DCMWA cases and then apply it to the allegations here. Finding certification appropriate, it last

discusses appropriate notice procedures.

A. FLSA and DCMWA Collective Actions

Employees who assert violations of the FLSA’s and DCMWA’s provisions may bring

actions on their own behalf and that of “other employees similarly situated” in a collective

action. See 29 U.S.C. § 216(b); see also D.C. Code § 32-1308(a)(1)(C) (“Actions may be

maintained . . . on behalf of all employees similarly situated . . . .”). “This unique cause of action

. . . is not subject to the numerosity, commonality, and typicality rules of a class action under

Rule 23.” Hunter v.
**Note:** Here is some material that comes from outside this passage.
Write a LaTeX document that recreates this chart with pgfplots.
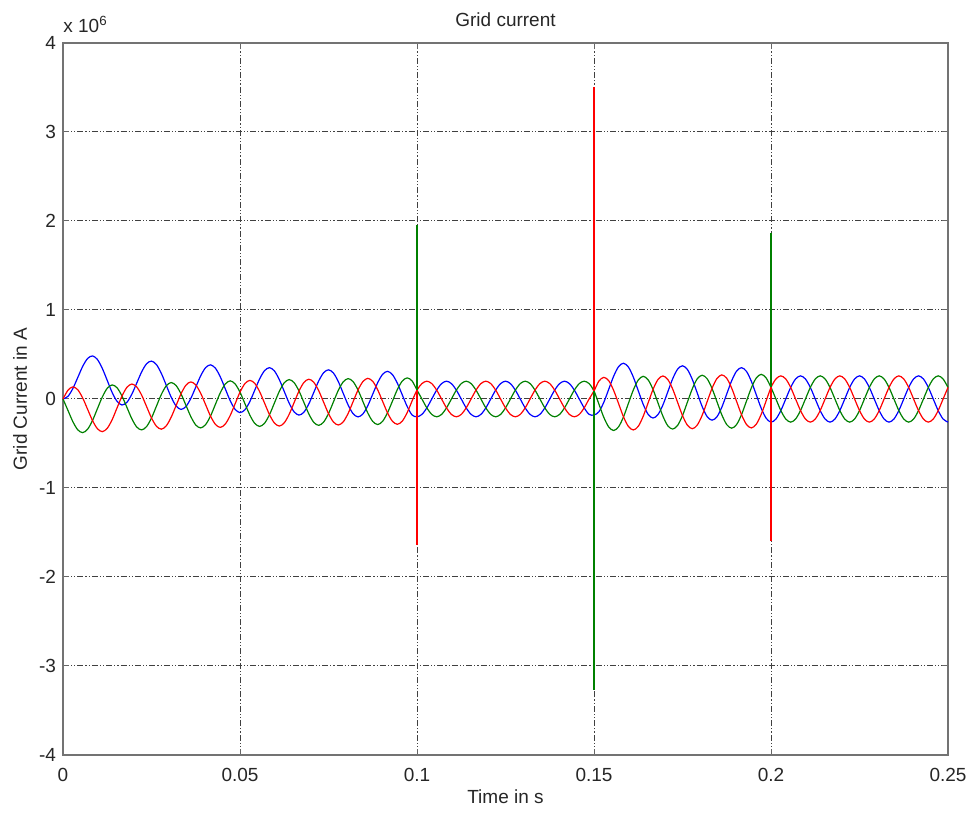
\documentclass[border=0pt]{standalone}
\usepackage{fontspec}
\setmainfont{Liberation Sans}
\usepackage{pgfplots}
\pgfplotsset{compat=1.18}
\usepackage{pgfplotstable}

\definecolor{mblue}{rgb}{0,0,1}
\definecolor{mgreen}{rgb}{0,0.5,0}
\definecolor{mred}{rgb}{1,0,0}

% n = sample index (1/720 s per sample), B/R/G = current in 10^6 A
\pgfplotstableread{
n B R G
0 0.000 0.000 0.000
1 0.029 0.098 -0.127
2 0.117 0.136 -0.254
3 0.241 0.104 -0.346
4 0.366 0.012 -0.378
5 0.455 -0.115 -0.340
6 0.484 -0.242 -0.242
7 0.444 -0.334 -0.109
8 0.343 -0.367 0.023
9 0.208 -0.329 0.121
10 0.073 -0.232 0.158
11 -0.027 -0.099 0.126
12 -0.067 0.033 0.033
13 -0.037 0.131 -0.094
14 0.054 0.168 -0.222
15 0.179 0.135 -0.315
16 0.305 0.043 -0.347
17 0.396 -0.085 -0.310
18 0.426 -0.213 -0.213
19 0.387 -0.306 -0.081
20 0.288 -0.339 0.051
21 0.155 -0.302 0.148
22 0.021 -0.205 0.185
23 -0.078 -0.074 0.151
24 -0.117 0.058 0.058
25 -0.085 0.155 -0.070
26 0.007 0.192 -0.198
27 0.133 0.158 -0.292
28 0.260 0.065 -0.325
29 0.352 -0.063 -0.288
30 0.384 -0.192 -0.192
31 0.346 -0.285 -0.060
32 0.248 -0.319 0.071
33 0.115 -0.282 0.168
34 -0.018 -0.186 0.204
35 -0.116 -0.055 0.170
36 -0.153 0.077 0.077
37 -0.121 0.173 -0.052
38 -0.029 0.209 -0.181
39 0.099 0.176 -0.274
40 0.227 0.082 -0.308
41 0.319 -0.047 -0.272
42 0.352 -0.176 -0.176
43 0.315 -0.270 -0.045
44 0.217 -0.304 0.086
45 0.085 -0.268 0.182
46 -0.047 -0.172 0.218
47 -0.144 -0.041 0.184
48 -0.181 0.090 0.090
49 -0.148 0.186 -0.039
50 -0.055 0.222 -0.168
51 0.073 0.188 -0.262
52 0.202 0.094 -0.296
53 0.295 -0.035 -0.260
54 0.328 -0.164 -0.164
55 0.292 -0.258 -0.033
56 0.195 -0.292 0.098
57 0.063 -0.257 0.193
58 -0.068 -0.161 0.229
59 -0.165 -0.030 0.195
60 -0.201 0.101 0.101
61 -0.168 0.196 -0.029
62 -0.074 0.232 -0.158
63 0.055 0.198 -0.252
64 0.183 0.103 -0.287
65 0.277 -0.026 -0.251
66 0.311 -0.155 -0.155
67 0.274 -0.250 -0.025
68 0.178 -0.284 0.106
69 0.047 -0.249 0.201
70 -0.084 -0.153 0.237
71 -0.180 -0.022 0.203
72 -0.200 0.100 0.100
73 -0.173 0.173 0.000
74 -0.100 0.200 -0.100
75 0.000 0.173 -0.173
76 0.100 0.100 -0.200
77 0.173 0.000 -0.173
78 0.200 -0.100 -0.100
79 0.173 -0.173 0.000
80 0.100 -0.200 0.100
81 0.000 -0.173 0.173
82 -0.100 -0.100 0.200
83 -0.173 0.000 0.173
84 -0.200 0.100 0.100
85 -0.173 0.173 0.000
86 -0.100 0.200 -0.100
87 0.000 0.173 -0.173
88 0.100 0.100 -0.200
89 0.173 0.000 -0.173
90 0.200 -0.100 -0.100
91 0.173 -0.173 0.000
92 0.100 -0.200 0.100
93 0.000 -0.173 0.173
94 -0.100 -0.100 0.200
95 -0.173 0.000 0.173
96 -0.200 0.100 0.100
97 -0.173 0.173 0.000
98 -0.100 0.200 -0.100
99 0.000 0.173 -0.173
100 0.100 0.100 -0.200
101 0.173 0.000 -0.173
102 0.200 -0.100 -0.100
103 0.173 -0.173 0.000
104 0.100 -0.200 0.100
105 0.000 -0.173 0.173
106 -0.100 -0.100 0.200
107 -0.173 0.000 0.173
108 -0.180 0.090 0.090
109 -0.143 0.202 -0.058
110 -0.036 0.243 -0.207
111 0.110 0.205 -0.315
112 0.257 0.096 -0.354
113 0.364 -0.052 -0.312
114 0.402 -0.201 -0.201
115 0.359 -0.309 -0.049
116 0.246 -0.348 0.102
117 0.093 -0.307 0.213
118 -0.059 -0.195 0.255
119 -0.172 -0.044 0.216
120 -0.214 0.107 0.107
121 -0.176 0.218 -0.042
122 -0.069 0.259 -0.191
123 0.079 0.220 -0.300
124 0.227 0.112 -0.338
125 0.335 -0.037 -0.297
126 0.373 -0.186 -0.186
127 0.331 -0.295 -0.035
128 0.219 -0.334 0.116
129 0.067 -0.293 0.227
130 -0.085 -0.183 0.267
131 -0.197 -0.032 0.228
132 -0.238 0.119 0.119
133 -0.200 0.230 -0.030
134 -0.092 0.271 -0.179
135 0.057 0.232 -0.288
136 0.205 0.122 -0.328
137 0.314 -0.027 -0.287
138 0.352 -0.176 -0.176
139 0.311 -0.285 -0.025
140 0.199 -0.325 0.125
141 0.048 -0.284 0.236
142 -0.103 -0.173 0.277
143 -0.215 -0.023 0.237
144 -0.260 0.130 0.130
145 -0.225 0.225 0.000
146 -0.130 0.260 -0.130
147 0.000 0.225 -0.225
148 0.130 0.130 -0.260
149 0.225 0.000 -0.225
150 0.260 -0.130 -0.130
151 0.225 -0.225 0.000
152 0.130 -0.260 0.130
153 0.000 -0.225 0.225
154 -0.130 -0.130 0.260
155 -0.225 0.000 0.225
156 -0.260 0.130 0.130
157 -0.225 0.225 0.000
158 -0.130 0.260 -0.130
159 0.000 0.225 -0.225
160 0.130 0.130 -0.260
161 0.225 0.000 -0.225
162 0.260 -0.130 -0.130
163 0.225 -0.225 0.000
164 0.130 -0.260 0.130
165 0.000 -0.225 0.225
166 -0.130 -0.130 0.260
167 -0.225 0.000 0.225
168 -0.260 0.130 0.130
169 -0.225 0.225 0.000
170 -0.130 0.260 -0.130
171 0.000 0.225 -0.225
172 0.130 0.130 -0.260
173 0.225 0.000 -0.225
174 0.260 -0.130 -0.130
175 0.225 -0.225 0.000
176 0.130 -0.260 0.130
177 0.000 -0.225 0.225
178 -0.130 -0.130 0.260
179 -0.225 0.000 0.225
180 -0.260 0.130 0.130
}\gridcur

\begin{document}
\begin{tikzpicture}
\begin{axis}[
  scale only axis, width=442.5pt, height=356pt,
  xmin=0, xmax=180, ymin=-4, ymax=4,
  clip=false,
  xtick={0,36,72,108,144,180},
  xticklabels={0,0.05,0.1,0.15,0.2,0.25},
  ytick={-4,-3,-2,-1,0,1,2,3,4},
  yticklabels={-4,-3,-2,-1,0,1,2,3,4},
  tick align=inside, major tick length=3pt,
  tick style={black!60, line width=0.5pt},
  axis line style={black!55, line width=0.8pt},
  grid=major,
  major grid style={black!75, line width=0.5pt, dash pattern=on 3pt off 1pt on 0.6pt off 1pt on 0.6pt off 1pt},
  font=\fontsize{9.5}{11}\selectfont,
  ticklabel style={font=\fontsize{9.5}{11}\selectfont, text=black!85},
  xticklabel style={yshift=-3.3pt},
  title={Grid current},
  title style={at={(axis description cs:0.5,1.0323)}, anchor=center, yshift=-6pt, text=black!85},
  xlabel={Time in s},
  xlabel style={at={(axis description cs:0.5,-0.059)}, anchor=center, text=black!85},
  ylabel={Grid Current in A},
  ylabel style={at={(axis description cs:-0.0486,0.5)}, anchor=center, text=black!85},
]
\addplot[mblue, line width=0.6pt, smooth, tension=0.5] table[x=n, y=B] {\gridcur};
\addplot[mgreen, line width=0.6pt, smooth, tension=0.5] table[x=n, y=G] {\gridcur};
\addplot[mred, line width=0.6pt, smooth, tension=0.5] table[x=n, y=R] {\gridcur};
% switching spikes
\addplot[mgreen, line width=0.6pt] coordinates {(72,0.1) (72,1.95)};
\addplot[mred, line width=0.6pt] coordinates {(72,0.1) (72,-1.64)};
\addplot[mred, line width=0.6pt] coordinates {(108,0.09) (108,3.5)};
\addplot[mgreen, line width=0.6pt] coordinates {(108,0.09) (108,-3.27)};
\addplot[mgreen, line width=0.6pt] coordinates {(144,0.13) (144,1.86)};
\addplot[mred, line width=0.6pt] coordinates {(144,0.13) (144,-1.6)};
\node[anchor=base west, inner sep=0pt, text=black!85, font=\fontsize{9.5}{11}\selectfont] at ([yshift=5pt]rel axis cs:0,1) {x 10\textsuperscript{6}};
\coordinate (sw) at (rel axis cs:0,0);
\coordinate (ne) at (rel axis cs:1,1);
\end{axis}
\pgfresetboundingbox
\path ([shift={(-31.5pt,-28.5pt)}]sw) rectangle ([shift={(12pt,21.5pt)}]ne);
\end{tikzpicture}
\end{document}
Sprint Corp., 346 F. Supp. 2d 113, 117 (D.D.C. 2004); see also Castillo v. P

& R Enterprises, 517 F. Supp. 2d 440, 444 (D.D.C. 2007). Instead, although the D.C. Circuit has

not yet spoken on the issue, district courts “in this Circuit and others have settled on a two-stage

inquiry for determining when a collective action is appropriate” under the FLSA and the

DCMWA. Dinkel v. MedStar Health, Inc., 880 F. Supp. 2d 49, 52 (D.D.C. 2012) (FLSA);

Stephens v. Farmers Restaurant Group, 291 F. Supp. 3d 95, 105–06 (D.D.C. 2018) (DCMWA);

Castillo, 517 F. Supp. 2d at 445 n.3.